To allow for greater leeway in parsing, the slashes (/) in these operators can be replaced by any non-alphanumeric character such as: ~,!,@,#,$, etc. This is particularly useful when you don't want to escape the slashes in a search pattern.  For example,

$string1 = "Escaped slashes look like valleys \/\/\/.";
if ($string1 =~ m/Escaped slashes look like valleys ///./) {
  print "Whatchew talkin' 'bout, Willis?\n";
}

is illegal, whereas

$string1 = "Escaped slashes look like valleys \/\/\/.";
if ($string1 =~ m%Escaped slashes look like valleys ///.%) {
  print "Back to legal Perl\n";
}

is legal. Think for a second about why the first program is illegal, while the second is valid Perl. Try running each of them to verify which works and which does not. In the latter case, discover what it is that causes the Perl interpreter to complain.
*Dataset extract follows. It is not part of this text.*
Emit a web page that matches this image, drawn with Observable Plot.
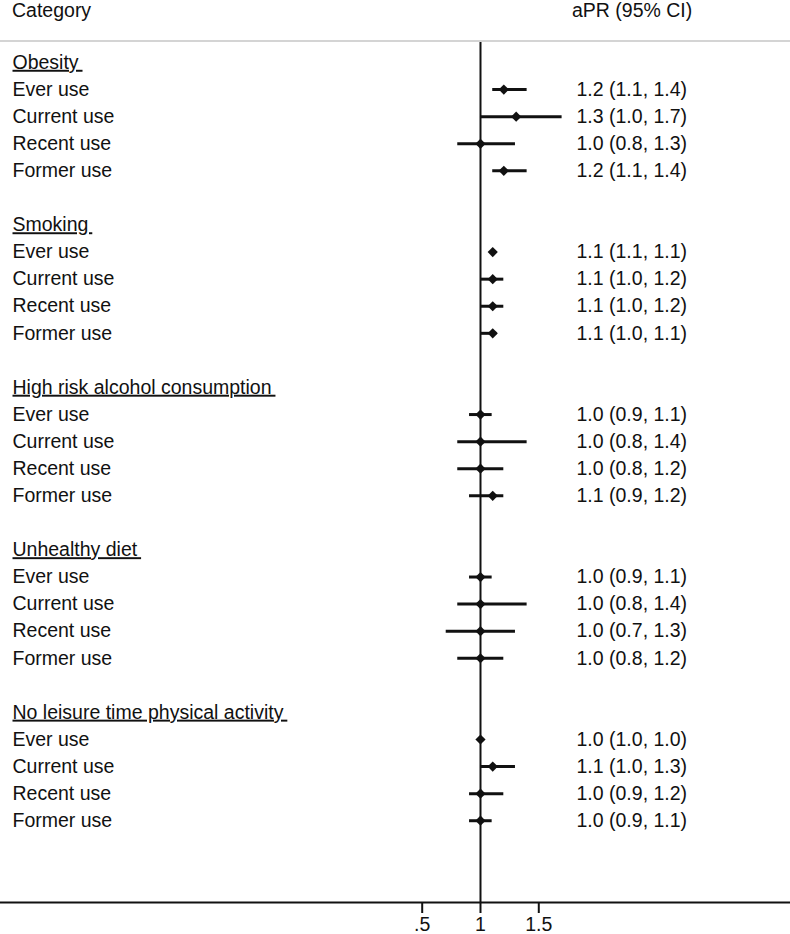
<!DOCTYPE html>
<html>
<head>
<meta charset="utf-8">
<script src="https://cdn.jsdelivr.net/npm/d3@7"></script>
<script src="https://cdn.jsdelivr.net/npm/@observablehq/plot@0.6"></script>
<style>
  html, body { margin: 0; padding: 0; background: #fff; }
  body { width: 790px; font-family: "Liberation Sans", Arial, sans-serif; }
  #head { position: relative; height: 40px; border-bottom: 2px solid #d4d4d4; font-size: 19.5px; color: #111; }
  #head span { position: absolute; top: 0px; line-height: 21px; }
</style>
</head>
<body>
<div id="head"><span style="left:12px">Category</span><span style="left:572px">aPR (95% CI)</span></div>
<div id="chart"></div>
<script>
const groups = ["Obesity", "Smoking", "High risk alcohol consumption", "Unhealthy diet", "No leisure time physical activity"];
const items = ["Ever use", "Current use", "Recent use", "Former use"];
const estimates = [
  [1.20, 1.306, 1.00, 1.20],
  [1.105, 1.105, 1.105, 1.105],
  [1.00, 1.00, 1.00, 1.105],
  [1.00, 1.00, 1.00, 1.00],
  [1.00, 1.105, 1.00, 1.00]
];
const lower = [
  [1.105, 1.00, 0.805, 1.105],
  [1.09, 1.00, 1.00, 1.00],
  [0.906, 0.805, 0.805, 0.906],
  [0.906, 0.805, 0.706, 0.805],
  [0.99, 1.00, 0.906, 0.906]
];
const upper = [
  [1.40, 1.70, 1.30, 1.40],
  [1.12, 1.20, 1.20, 1.14],
  [1.10, 1.40, 1.20, 1.20],
  [1.10, 1.40, 1.30, 1.20],
  [1.01, 1.30, 1.20, 1.10]
];
const ciLabels = [
  ["1.2 (1.1, 1.4)", "1.3 (1.0, 1.7)", "1.0 (0.8, 1.3)", "1.2 (1.1, 1.4)"],
  ["1.1 (1.1, 1.1)", "1.1 (1.0, 1.2)", "1.1 (1.0, 1.2)", "1.1 (1.0, 1.1)"],
  ["1.0 (0.9, 1.1)", "1.0 (0.8, 1.4)", "1.0 (0.8, 1.2)", "1.1 (0.9, 1.2)"],
  ["1.0 (0.9, 1.1)", "1.0 (0.8, 1.4)", "1.0 (0.7, 1.3)", "1.0 (0.8, 1.2)"],
  ["1.0 (1.0, 1.0)", "1.1 (1.0, 1.3)", "1.0 (0.9, 1.2)", "1.0 (0.9, 1.1)"]
];
const xTicks = [0.5, 1, 1.5];

// build tables
const headerRows = groups.map((g, i) => ({label: g, row: i * 6}));
const rows = [];
groups.forEach((g, i) => {
  items.forEach((it, j) => {
    rows.push({
      group: g, label: it, row: i * 6 + 1 + j,
      est: estimates[i][j], lo: lower[i][j], hi: upper[i][j], ci: ciLabels[i][j]
    });
  });
});

const yDomain = [-0.74, 31.02];
const xDomain = [-3.117, 3.659];

const plot = Plot.plot({
  width: 790,
  height: 892,
  marginLeft: 0,
  marginRight: 0,
  marginTop: 0,
  marginBottom: 32,
  style: {fontFamily: "'Liberation Sans', Arial, sans-serif", fontSize: "19.5px", color: "#111", background: "white"},
  x: {domain: xDomain},
  y: {domain: yDomain, reverse: true, axis: null},
  marks: [
    Plot.ruleX([1], {stroke: "#111", strokeWidth: 2}),
    Plot.ruleY([yDomain[1]], {stroke: "#111", strokeWidth: 2}),
    Plot.axisX({ticks: xTicks, tickFormat: d => d === 1 ? "1" : String(d).replace(/^0/, ""),
      tickSize: 11, tickPadding: 4, strokeWidth: 2, label: null, fill: "#111"}),
    Plot.ruleY(rows, {y: "row", x1: "lo", x2: "hi", stroke: "#111", strokeWidth: 3}),
    Plot.dot(rows, {x: "est", y: "row", symbol: "diamond2", r: 4.6, fill: "#111", stroke: "none"}),
    Plot.text(headerRows, {y: "row", text: d => d.label + "\u2009", frameAnchor: "left", dx: 12, textAnchor: "start", fill: "#111"}),
    Plot.text(rows, {y: "row", text: "label", frameAnchor: "left", dx: 12, textAnchor: "start", fill: "#111"}),
    Plot.text(rows, {y: "row", text: "ci", frameAnchor: "left", dx: 576, textAnchor: "start", fill: "#111"})
  ]
});

// underline group headers
const headerSet = new Set(groups.map(g => g + "\u2009"));
d3.select(plot).selectAll("text").filter(function() { return headerSet.has(this.textContent); })
  .style("text-decoration", "underline")
  .style("text-decoration-thickness", "2px")
  .style("text-underline-offset", "3px");

document.getElementById("chart").appendChild(plot);
</script>
</body>
</html>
Regular expressions are one of the more powerful features of the Perl programming language. If you decide to master only one aspect of the language, make regular expressions that aspect. In fact, regular expressions appear in so many different places in the Unix environment that it would be a crime not to master them.